Diplomatic efforts are intensifying. A 15-point plan transmitted via Pakistan has opened a channel for discussion, though no formal agreement has been reached at this stage. Signals remain mixed: on one hand, concessions are emerging - particularly regarding the nuclear program - while on the other, Iranian demands over control of the Strait and compensation are stalling any rapid progress. Meanwhile, the US is continuing to deploy military personnel, ramping up pressure in a logic of "negotiation under duress."

In the markets, this uncertainty translates into persistent volatility that is becoming increasingly indifferent to political statements. Investors now demand tangible proof of a de-escalation. Recent episodes clearly demonstrate that tweets or announcements are no longer sufficient to sustainably reverse trends.

Oil remains the true barometer. A temporary retreat below $100 allowed risk assets to breathe, although  the balance remains fragile. Any sustained relapse above this threshold would immediately revive inflationary and recessionary fears. Conversely, a lasting stabilization below this level would pave the way for a more structured market rebound.

For now, the economy is resisting. Leading indicators show a slowdown, but not a contraction. US consumption remains solid, PMIs remain in expansionary territory, while corporate earnings continue to grow. Even in Europe, despite its higher exposure to the energy shock, the deterioration remains contained for the time being, notwithstanding an increased sensitivity to energy prices.

However, cracks are appearing. The rise in fertilizer prices linked to logistical disruptions highlights the broadening of the shock beyond oil alone, with a potential risk to global food supply chains. Simultaneously, central banks are beginning to price in this new regime, with some already considering a more hawkish bias in the face of returning inflationary pressures.

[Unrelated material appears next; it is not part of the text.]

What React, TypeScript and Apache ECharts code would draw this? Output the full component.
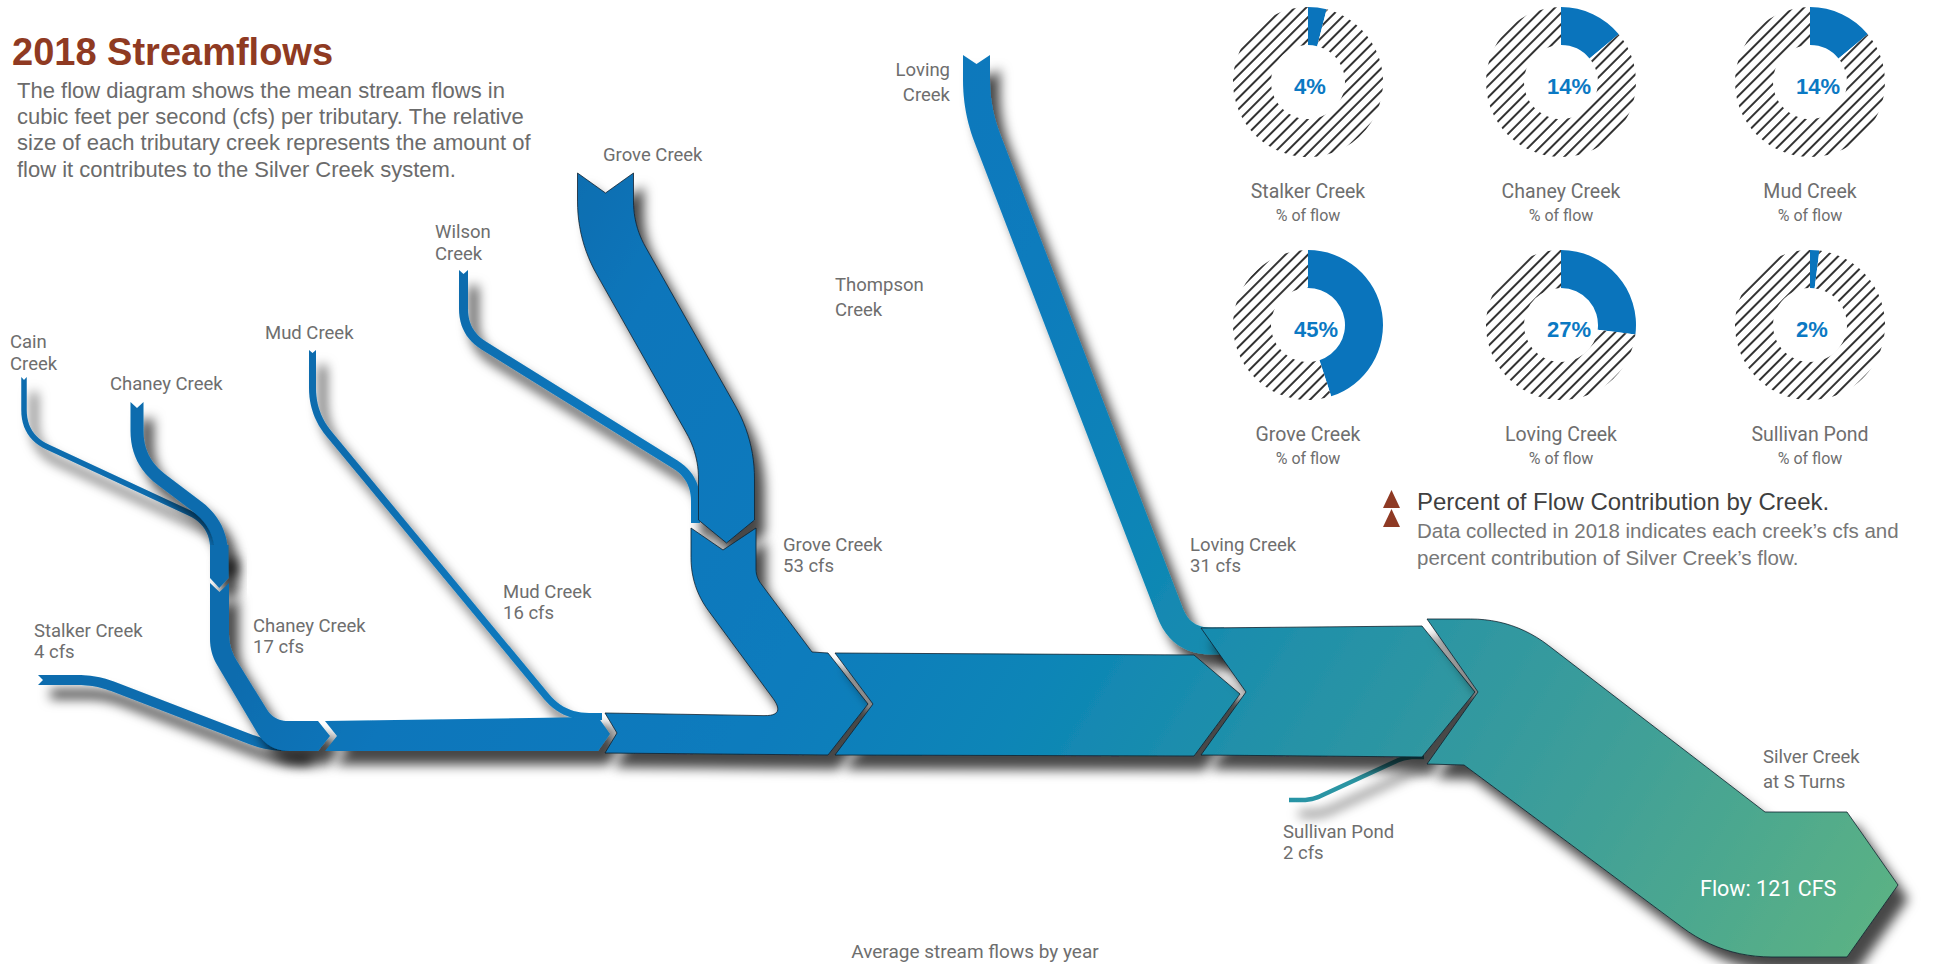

From a technical standpoint, the Dollar Index held firm at its 99.00 support level, coinciding with 1.1665 on the EUR/USD, suggesting a final leg up ideally toward 101.10/57 (1.1315/1.1290 on the EUR/USD). This is the level where the recovery initiated since late January should stall. Should it fail to do so, we must consider that the conflict will drag on, keeping oil prices and interest rates high, which will further weigh on equity markets.